Well. Let’s face it – if you disprove climate change, there’s going to be trouble. Right now, there are ten climate change conferences planned in the next year, all of them affording interested parties the chance of a government-sponsored holiday to a desirable destination with great accommodation. No climate change, no fun. And then the massive money that can be made by unqualified self-appointed experts who get paid to do impact assessments, write articles, among others, will dry up.

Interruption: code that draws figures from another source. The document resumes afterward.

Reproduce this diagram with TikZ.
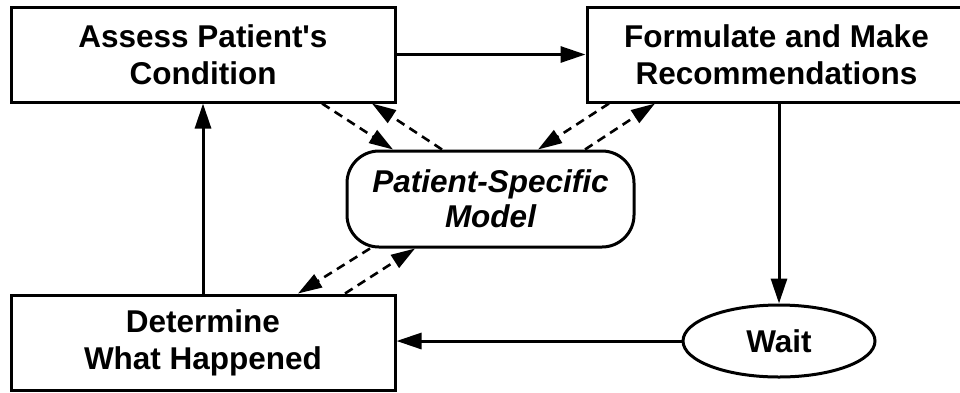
\documentclass[tikz,border=0pt]{standalone}
\usepackage{fontspec}
\setmainfont{Liberation Sans}
\usetikzlibrary{arrows.meta,shapes.geometric,calc}
\begin{document}
\begin{tikzpicture}[x=1pt,y=-1pt,
  every node/.style={font=\fontsize{31.5}{37}\selectfont\bfseries, align=center, line width=3pt, inner sep=0pt},
  stepbox/.style={draw, rectangle, minimum height=95pt},
  modelbox/.style={draw, rectangle, rounded corners=32pt, minimum width=287pt, minimum height=96pt,
    font=\fontsize{31.5}{35}\selectfont\bfseries\itshape},
  waitnode/.style={draw, ellipse, minimum width=192pt, minimum height=72pt},
  flow/.style={line width=3pt, -{Triangle[length=25pt,width=16pt]}},
  link/.style={line width=2.6pt, dash pattern=on 9pt off 6pt, -{Triangle[length=24pt,width=15pt]}}
]
\useasboundingbox (0,0) rectangle (960,392);

\node[stepbox, minimum width=384pt] (assess) at (203,54.5) {Assess Patient\textquotesingle s\\Condition};
\node[stepbox, minimum width=379pt] (formulate) at (776.5,54.5) {Formulate and Make\\Recommendations};
\node[stepbox, minimum width=384pt] (determine) at (203,342.5) {Determine\\What Happened};
\node[modelbox] (model) at (490.5,199) {Patient-Specific\\Model};
\node[waitnode] (wait) at (779,341) {Wait};

% main cycle
\draw[flow] (assess.east) -- (formulate.west);
\draw[flow] (wait.north |- formulate.south) -- (wait.north);
\draw[flow] (wait.west) -- (wait.west -| determine.east);
\draw[flow] (determine.north) -- (assess.south);

% exchanges with the patient-specific model
\draw[link] (322,0 |- assess.south) -- (393,0 |- model.north);
\draw[link] (442,0 |- model.north) -- (372,0 |- assess.south);
\draw[link] (609,0 |- formulate.south) -- (538,0 |- model.north);
\draw[link] (585,0 |- model.north) -- (655,0 |- formulate.south);
\draw[link] (370,0 |- model.south) -- (298,0 |- determine.north);
\draw[link] (345,0 |- determine.north) -- (415,0 |- model.south);
\end{tikzpicture}
\end{document}
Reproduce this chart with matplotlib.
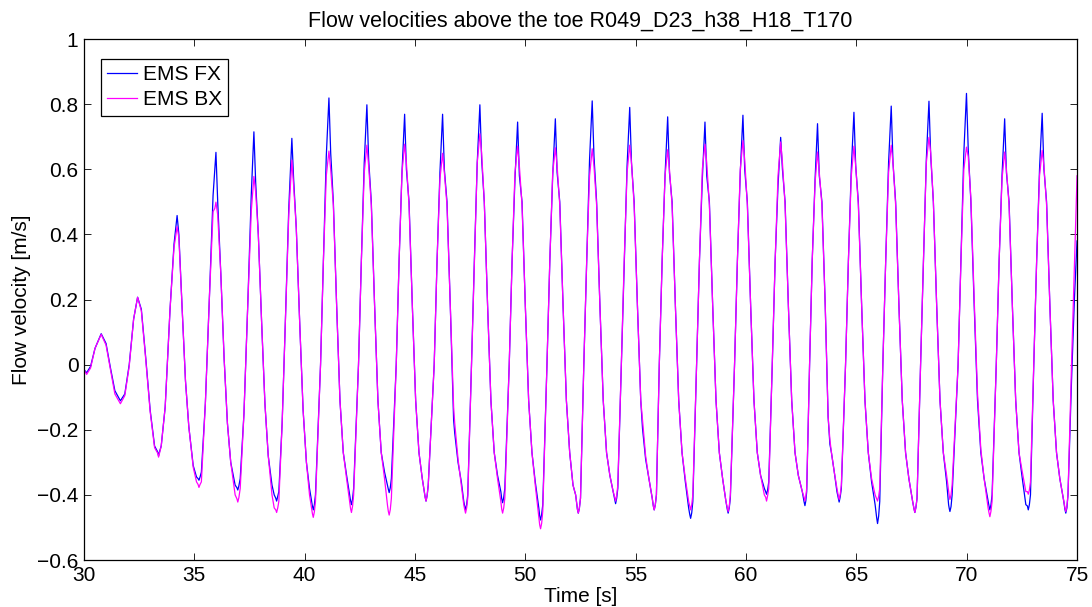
import numpy as np
import matplotlib.pyplot as plt

# time axis shared by both probes [s]
time_s = [
    30.00, 30.12, 30.30, 30.50, 30.78, 31.00, 31.20, 31.40, 31.65, 31.85, 32.05, 32.25, 32.43, 32.60, 32.80, 33.00, 33.20,
    33.34, 33.38, 33.43, 33.50, 33.68, 33.90, 34.08, 34.22, 34.30, 34.45, 34.60, 34.75, 34.95, 35.10,
    35.17, 35.21, 35.26, 35.32, 35.50, 35.68, 35.85, 35.93, 35.98, 36.06, 36.20, 36.35, 36.50, 36.65, 36.85,
    36.93, 36.97, 37.02, 37.08, 37.25, 37.42, 37.58, 37.70, 37.78, 37.90, 38.05, 38.20, 38.35, 38.52, 38.62,
    38.69, 38.73, 38.78, 38.83, 38.98, 39.12, 39.28, 39.42, 39.50, 39.62, 39.78, 39.93, 40.08, 40.22,
    40.35, 40.39, 40.44, 40.49, 40.72, 40.85, 40.98, 41.10, 41.18, 41.30, 41.45, 41.60, 41.75, 41.90, 42.04,
    42.08, 42.12, 42.17, 42.22, 42.44, 42.57, 42.70, 42.82, 42.90, 43.02, 43.17, 43.32, 43.47, 43.62, 43.75,
    43.79, 43.83, 43.88, 43.93, 44.15, 44.28, 44.41, 44.53, 44.61, 44.73, 44.88, 45.03, 45.18, 45.33, 45.42,
    45.46, 45.50, 45.55, 45.60, 45.87, 46.00, 46.13, 46.25, 46.33, 46.45, 46.60, 46.75, 46.80, 46.95, 47.10, 47.21,
    47.25, 47.29, 47.34, 47.39, 47.56, 47.69, 47.82, 47.94, 48.02, 48.14, 48.29, 48.44, 48.59, 48.74, 48.89,
    48.93, 48.97, 49.02, 49.07, 49.27, 49.40, 49.53, 49.65, 49.73, 49.85, 50.00, 50.15, 50.30, 50.45, 50.61,
    50.65, 50.69, 50.74, 50.79, 50.98, 51.11, 51.24, 51.36, 51.44, 51.56, 51.71, 51.86, 52.01, 52.16, 52.28,
    52.36, 52.40, 52.45, 52.50, 52.65, 52.78, 52.91, 53.03, 53.11, 53.23, 53.38, 53.53, 53.68, 53.83, 53.98,
    54.05, 54.09, 54.14, 54.19, 54.35, 54.48, 54.61, 54.73, 54.81, 54.93, 55.08, 55.23, 55.31, 55.45, 55.60, 55.75,
    55.80, 55.84, 55.89, 55.94, 56.07, 56.20, 56.33, 56.45, 56.53, 56.65, 56.80, 56.95, 57.10, 57.25, 57.40,
    57.45, 57.49, 57.54, 57.59, 57.76, 57.89, 58.02, 58.14, 58.22, 58.34, 58.49, 58.64, 58.79, 58.94, 59.09,
    59.15, 59.19, 59.24, 59.29, 59.48, 59.61, 59.74, 59.86, 59.94, 60.06, 60.21, 60.36, 60.51, 60.66, 60.83,
    60.89, 60.93, 60.98, 61.03, 61.19, 61.32, 61.45, 61.57, 61.65, 61.77, 61.92, 62.07, 62.22, 62.37, 62.55,
    62.63, 62.67, 62.71, 62.75, 62.88, 63.00, 63.13, 63.24, 63.32, 63.44, 63.59, 63.72, 63.80, 63.87, 64.00, 64.12,
    64.18, 64.22, 64.27, 64.32, 64.51, 64.64, 64.77, 64.89, 64.97, 65.09, 65.24, 65.39, 65.54, 65.69, 65.85,
    65.92, 65.96, 66.01, 66.06, 66.20, 66.33, 66.46, 66.58, 66.66, 66.78, 66.93, 67.08, 67.23, 67.38, 67.55,
    67.61, 67.65, 67.70, 67.75, 67.91, 68.04, 68.17, 68.29, 68.37, 68.49, 68.64, 68.79, 68.94, 69.09, 69.18,
    69.21, 69.24, 69.29, 69.34, 69.61, 69.74, 69.87, 69.99, 70.07, 70.19, 70.34, 70.49, 70.64, 70.79, 70.97,
    71.01, 71.05, 71.10, 71.15, 71.34, 71.47, 71.60, 71.72, 71.80, 71.92, 72.07, 72.22, 72.37, 72.52, 72.68,
    72.75, 72.79, 72.84, 72.89, 73.04, 73.17, 73.30, 73.42, 73.50, 73.62, 73.77, 73.92, 74.07, 74.22, 74.40,
    74.45, 74.49, 74.54, 74.59, 74.75, 74.88, 75.00,
]

# EMS FX [m/s]
ems_fx = [
    -0.015, -0.025, -0.005, 0.050, 0.095, 0.065, -0.010, -0.080, -0.111, -0.090, 0.000, 0.140, 0.207, 0.170, 0.020, -0.140, -0.250,
    -0.268, -0.280, -0.266, -0.250, -0.130, 0.170, 0.370, 0.458, 0.400, 0.170, -0.050, -0.190, -0.310, -0.345,
    -0.350, -0.355, -0.345, -0.330, -0.120, 0.200, 0.520, 0.600, 0.652, 0.500, 0.280, 0.020, -0.180, -0.300, -0.370,
    -0.378, -0.385, -0.372, -0.350, -0.150, 0.180, 0.520, 0.715, 0.560, 0.400, 0.130, -0.120, -0.280, -0.370, -0.400,
    -0.410, -0.419, -0.405, -0.390, -0.180, 0.120, 0.480, 0.695, 0.570, 0.420, 0.120, -0.140, -0.300, -0.380,
    -0.434, -0.446, -0.430, -0.400, 0.000, 0.320, 0.640, 0.819, 0.650, 0.500, 0.180, -0.110, -0.270, -0.340, -0.400,
    -0.418, -0.430, -0.413, -0.380, 0.000, 0.320, 0.620, 0.798, 0.630, 0.500, 0.180, -0.110, -0.270, -0.330, -0.370,
    -0.382, -0.393, -0.378, -0.350, 0.000, 0.320, 0.590, 0.769, 0.600, 0.500, 0.180, -0.110, -0.270, -0.350, -0.390,
    -0.407, -0.419, -0.402, -0.370, 0.000, 0.320, 0.590, 0.769, 0.600, 0.500, 0.180, -0.170, -0.210, -0.300, -0.360, -0.420,
    -0.434, -0.446, -0.430, -0.400, 0.000, 0.320, 0.620, 0.798, 0.630, 0.500, 0.180, -0.110, -0.270, -0.340, -0.390,
    -0.412, -0.424, -0.408, -0.380, 0.000, 0.320, 0.570, 0.745, 0.580, 0.500, 0.180, -0.110, -0.270, -0.360, -0.440,
    -0.465, -0.477, -0.460, -0.430, 0.000, 0.320, 0.580, 0.755, 0.590, 0.500, 0.180, -0.110, -0.270, -0.370, -0.400,
    -0.444, -0.456, -0.440, -0.410, 0.000, 0.320, 0.630, 0.810, 0.640, 0.500, 0.180, -0.110, -0.270, -0.340, -0.390,
    -0.415, -0.427, -0.410, -0.380, 0.000, 0.320, 0.610, 0.790, 0.620, 0.500, 0.180, -0.110, -0.196, -0.290, -0.350, -0.410,
    -0.434, -0.446, -0.430, -0.400, 0.000, 0.320, 0.580, 0.761, 0.590, 0.500, 0.180, -0.110, -0.270, -0.360, -0.440,
    -0.460, -0.472, -0.455, -0.420, 0.000, 0.320, 0.570, 0.745, 0.580, 0.500, 0.180, -0.110, -0.270, -0.350, -0.420,
    -0.444, -0.456, -0.440, -0.410, 0.000, 0.320, 0.590, 0.766, 0.600, 0.500, 0.180, -0.110, -0.270, -0.340, -0.380,
    -0.390, -0.398, -0.385, -0.360, 0.000, 0.320, 0.550, 0.698, 0.600, 0.500, 0.180, -0.110, -0.270, -0.340, -0.390,
    -0.421, -0.433, -0.418, -0.390, 0.000, 0.320, 0.570, 0.740, 0.580, 0.500, 0.180, -0.160, -0.244, -0.270, -0.330, -0.390,
    -0.410, -0.422, -0.405, -0.380, 0.000, 0.320, 0.600, 0.775, 0.610, 0.500, 0.180, -0.110, -0.270, -0.360, -0.430,
    -0.470, -0.488, -0.465, -0.420, 0.000, 0.320, 0.620, 0.794, 0.620, 0.500, 0.180, -0.110, -0.270, -0.350, -0.420,
    -0.442, -0.454, -0.438, -0.410, 0.000, 0.320, 0.630, 0.809, 0.640, 0.500, 0.180, -0.110, -0.270, -0.360, -0.430,
    -0.442, -0.451, -0.436, -0.400, 0.000, 0.320, 0.650, 0.833, 0.660, 0.500, 0.180, -0.110, -0.270, -0.350, -0.420,
    -0.434, -0.446, -0.430, -0.400, 0.000, 0.320, 0.580, 0.755, 0.590, 0.500, 0.180, -0.110, -0.270, -0.350, -0.430,
    -0.434, -0.446, -0.430, -0.400, 0.000, 0.320, 0.600, 0.772, 0.600, 0.500, 0.180, -0.110, -0.270, -0.350, -0.420,
    -0.444, -0.456, -0.440, -0.400, -0.050, 0.200, 0.380,
]

# EMS BX [m/s]
ems_bx = [
    -0.015, -0.030, -0.010, 0.050, 0.093, 0.060, -0.015, -0.090, -0.120, -0.095, -0.005, 0.140, 0.207, 0.165, 0.015, -0.145, -0.255,
    -0.272, -0.284, -0.270, -0.250, -0.130, 0.170, 0.360, 0.424, 0.390, 0.170, -0.050, -0.190, -0.315, -0.360,
    -0.368, -0.377, -0.368, -0.360, -0.120, 0.200, 0.470, 0.480, 0.499, 0.460, 0.280, 0.020, -0.180, -0.300, -0.400,
    -0.412, -0.422, -0.408, -0.380, -0.150, 0.180, 0.470, 0.578, 0.530, 0.400, 0.130, -0.120, -0.280, -0.400, -0.440,
    -0.446, -0.454, -0.440, -0.420, -0.180, 0.120, 0.460, 0.628, 0.550, 0.420, 0.120, -0.140, -0.300, -0.400,
    -0.457, -0.469, -0.452, -0.420, 0.000, 0.320, 0.580, 0.656, 0.600, 0.490, 0.180, -0.110, -0.270, -0.350, -0.420,
    -0.442, -0.454, -0.435, -0.400, 0.000, 0.320, 0.590, 0.674, 0.610, 0.490, 0.180, -0.110, -0.270, -0.350, -0.430,
    -0.450, -0.462, -0.445, -0.410, 0.000, 0.320, 0.590, 0.677, 0.620, 0.490, 0.180, -0.110, -0.270, -0.350, -0.390,
    -0.407, -0.419, -0.402, -0.370, 0.000, 0.320, 0.570, 0.649, 0.590, 0.490, 0.180, -0.130, -0.180, -0.290, -0.370, -0.430,
    -0.444, -0.456, -0.440, -0.410, 0.000, 0.320, 0.620, 0.709, 0.650, 0.500, 0.180, -0.110, -0.270, -0.350, -0.420,
    -0.444, -0.456, -0.440, -0.410, 0.000, 0.320, 0.590, 0.671, 0.610, 0.490, 0.180, -0.110, -0.270, -0.370, -0.470,
    -0.492, -0.504, -0.487, -0.450, 0.000, 0.320, 0.590, 0.666, 0.610, 0.490, 0.180, -0.110, -0.270, -0.370, -0.400,
    -0.444, -0.456, -0.440, -0.410, 0.000, 0.320, 0.580, 0.663, 0.610, 0.490, 0.180, -0.110, -0.270, -0.340, -0.390,
    -0.407, -0.419, -0.402, -0.370, 0.000, 0.320, 0.590, 0.674, 0.620, 0.490, 0.180, -0.110, -0.170, -0.280, -0.350, -0.410,
    -0.434, -0.446, -0.430, -0.400, 0.000, 0.320, 0.580, 0.660, 0.600, 0.490, 0.180, -0.110, -0.270, -0.350, -0.420,
    -0.434, -0.446, -0.430, -0.400, 0.000, 0.320, 0.600, 0.677, 0.620, 0.490, 0.180, -0.110, -0.270, -0.350, -0.420,
    -0.439, -0.451, -0.435, -0.400, 0.000, 0.320, 0.600, 0.688, 0.630, 0.490, 0.180, -0.110, -0.270, -0.340, -0.400,
    -0.407, -0.419, -0.402, -0.380, 0.000, 0.320, 0.580, 0.684, 0.620, 0.490, 0.180, -0.110, -0.270, -0.340, -0.390,
    -0.407, -0.419, -0.404, -0.380, 0.000, 0.320, 0.560, 0.653, 0.590, 0.490, 0.180, -0.160, -0.230, -0.270, -0.330, -0.380,
    -0.402, -0.414, -0.398, -0.370, 0.000, 0.320, 0.580, 0.671, 0.610, 0.490, 0.180, -0.110, -0.270, -0.350, -0.400,
    -0.412, -0.419, -0.405, -0.380, 0.000, 0.320, 0.590, 0.674, 0.620, 0.490, 0.180, -0.110, -0.270, -0.350, -0.420,
    -0.442, -0.454, -0.438, -0.410, 0.000, 0.320, 0.620, 0.698, 0.650, 0.500, 0.180, -0.110, -0.270, -0.340, -0.390,
    -0.404, -0.414, -0.400, -0.370, 0.000, 0.320, 0.600, 0.668, 0.640, 0.510, 0.200, -0.090, -0.260, -0.350, -0.440,
    -0.455, -0.467, -0.450, -0.420, 0.000, 0.320, 0.570, 0.653, 0.600, 0.490, 0.180, -0.110, -0.270, -0.330, -0.390,
    -0.390, -0.398, -0.385, -0.360, 0.000, 0.320, 0.580, 0.658, 0.610, 0.490, 0.180, -0.110, -0.270, -0.350, -0.420,
    -0.439, -0.451, -0.435, -0.400, 0.000, 0.300, 0.580,
]

y_ticks = [-0.6, -0.4, -0.2, 0, 0.2, 0.4, 0.6, 0.8, 1]
y_tick_labels = ['\u22120.6', '\u22120.4', '\u22120.2', '0', '0.2', '0.4', '0.6', '0.8', '1']
x_ticks = [30, 35, 40, 45, 50, 55, 60, 65, 70, 75]

plt.rcParams['font.family'] = ['Liberation Sans', 'DejaVu Sans']
plt.rcParams['font.size'] = 15

fig = plt.figure(figsize=(10.92, 6.07), dpi=100)
ax = fig.add_axes([0.0769, 0.0774, 0.9094, 0.8583])

ax.plot(time_s, ems_fx, color='#0000ff', linewidth=0.9, label='EMS FX')
ax.plot(time_s, ems_bx, color='#ff00ff', linewidth=0.9, label='EMS BX')

ax.set_xlim(30, 75)
ax.set_ylim(-0.6, 1)
ax.set_xticks(x_ticks)
ax.set_yticks(y_ticks)
ax.set_yticklabels(y_tick_labels)
ax.tick_params(direction='in', top=True, right=True, length=5, width=0.6, pad=4)
for sp in ax.spines.values():
    sp.set_linewidth(0.9)

ax.set_title('Flow velocities above the toe R049_D23_h38_H18_T170', fontsize=15.5, pad=9)
ax.set_xlabel('Time [s]', labelpad=2)
ax.set_ylabel('Flow velocity [m/s]', labelpad=4)

leg = ax.legend(loc='upper left', bbox_to_anchor=(0.017, 0.962), borderaxespad=0,
                fancybox=False, edgecolor='black', framealpha=1, handlelength=1.45,
                handletextpad=0.25, borderpad=0.3, labelspacing=0.3)
leg.get_frame().set_linewidth(0.9)

fig.savefig('out.png', dpi=100)
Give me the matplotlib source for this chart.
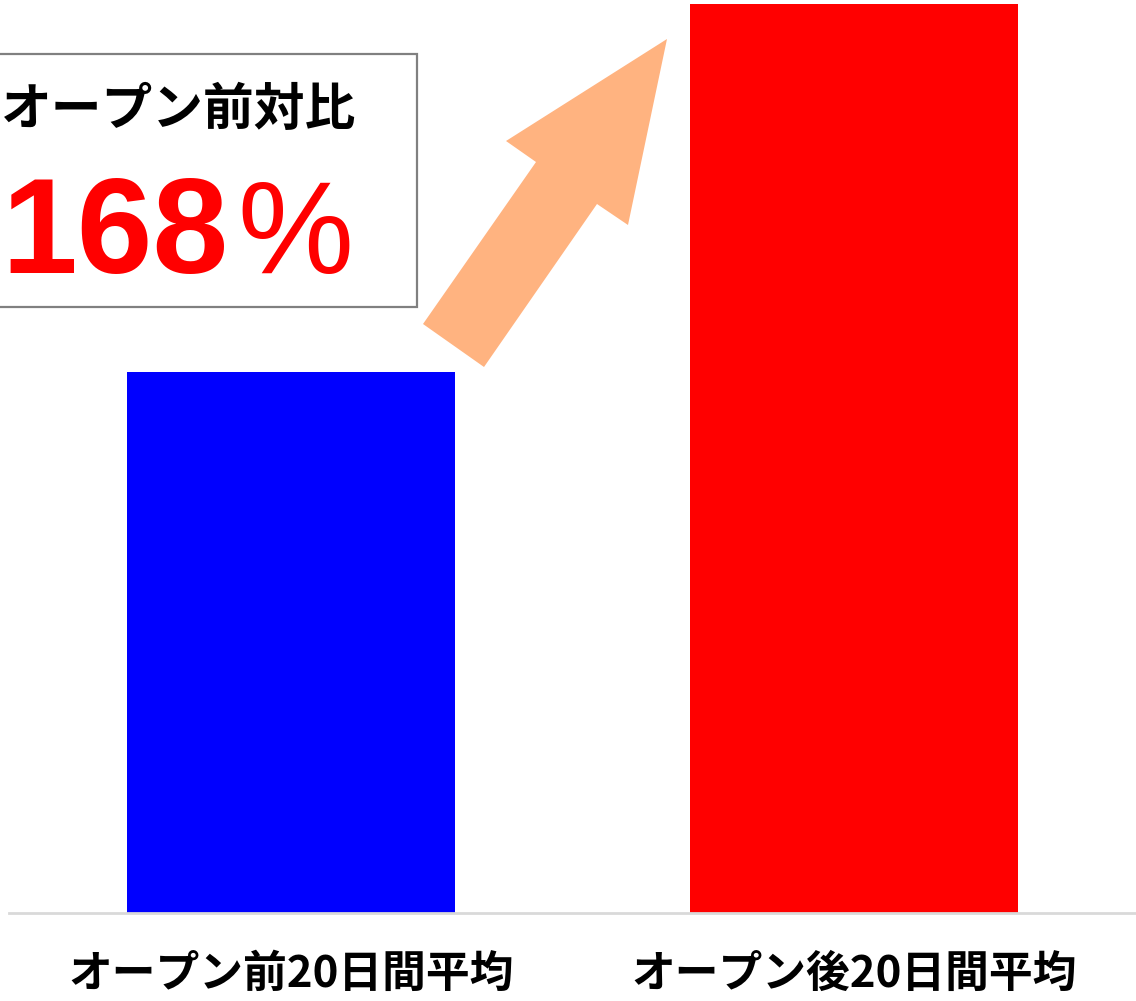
import matplotlib
matplotlib.use("Agg")
import matplotlib.pyplot as plt
from matplotlib.patches import Rectangle, Polygon

plt.rcParams['font.family'] = ['Noto Sans CJK JP', 'DejaVu Sans']

categories = ["オープン前20日間平均", "オープン後20日間平均"]
values = [100, 168]
colors = ["#0000FF", "#FF0000"]
box_title = "オープン前対比"
box_number = "168"
box_unit = "%"

W, H = 1136, 1001
fig = plt.figure(figsize=(W / 100, H / 100), dpi=100)

ax = fig.add_axes([9 / W, 88 / H, 1127 / W, 913 / H])
x = range(len(categories))
ax.bar(x, values, width=0.582, color=colors, zorder=2)
ax.set_xlim(-0.5, 1.5)
ax.set_ylim(0, 168.74)
ax.set_xticks(list(x))
ax.set_xticklabels(categories, fontsize=31.5, fontweight='bold', color='black')
ax.tick_params(axis='x', length=0, pad=28)
ax.set_yticks([])
for s in ['top', 'right', 'left']:
    ax.spines[s].set_visible(False)
ax.spines['bottom'].set_color('#d9d9d9')
ax.spines['bottom'].set_linewidth(2)

# annotation box
fig.patches.append(Rectangle((-0.01, 1 - 307 / H), 0.01 + 417 / W, (307 - 54) / H,
                             transform=fig.transFigure, facecolor='white',
                             edgecolor='#808080', linewidth=1.6, zorder=3))
fig.text(1 / W, 1 - 110 / H, box_title, fontsize=36.5, fontweight='bold',
         color='black', ha='left', va='center', zorder=4)
fig.text(1 / W, 1 - 273 / H, box_number, fontsize=98, fontweight='bold',
         family=['Liberation Sans', 'DejaVu Sans'],
         color='#FF0000', ha='left', va='baseline', zorder=4)
fig.text(237 / W, 1 - 273 / H, box_unit, fontsize=94, fontweight='normal',
         family=['Liberation Sans', 'DejaVu Sans'],
         color='#FF0000', ha='left', va='baseline', zorder=4)

# arrow
pts = [(423, 324), (536, 162), (506, 141), (667, 39), (628, 225), (597, 204), (484, 367)]
fig.patches.append(Polygon([(px / W, 1 - py / H) for px, py in pts], closed=True,
                           transform=fig.transFigure, facecolor='#FFB380',
                           edgecolor='none', zorder=3))

fig.savefig("out.png", dpi=100)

So, I am giving them all a real alternative. Forget global climate change and enter Earth heating. We can blame all the atmospheric changes entirely on the premise that the Earth is getting hotter, causing the oceans to cook up, expand and rise, ice to melt, warm current to circulate, causing tsunamis, fish to die off, coral reefs to fossilise, snow to fall in Kimberly and Something Good Roadhouse in Port Elizabeth to flood. The benefits of believing in Earth warming are manifold: there can still be the same number of conferences, government-sponsored holidays, written articles, prophets of doom and the problem can never be fixed. The gravy train never stops. Greta Thunberg can grow old and win the Nobel Prize. Cheap package flights on aircraft flying to conferences and giving off carbon dioxide can resume; power stations can run on coal and wind turbines dismantled. What’s there not to like? Earth warming!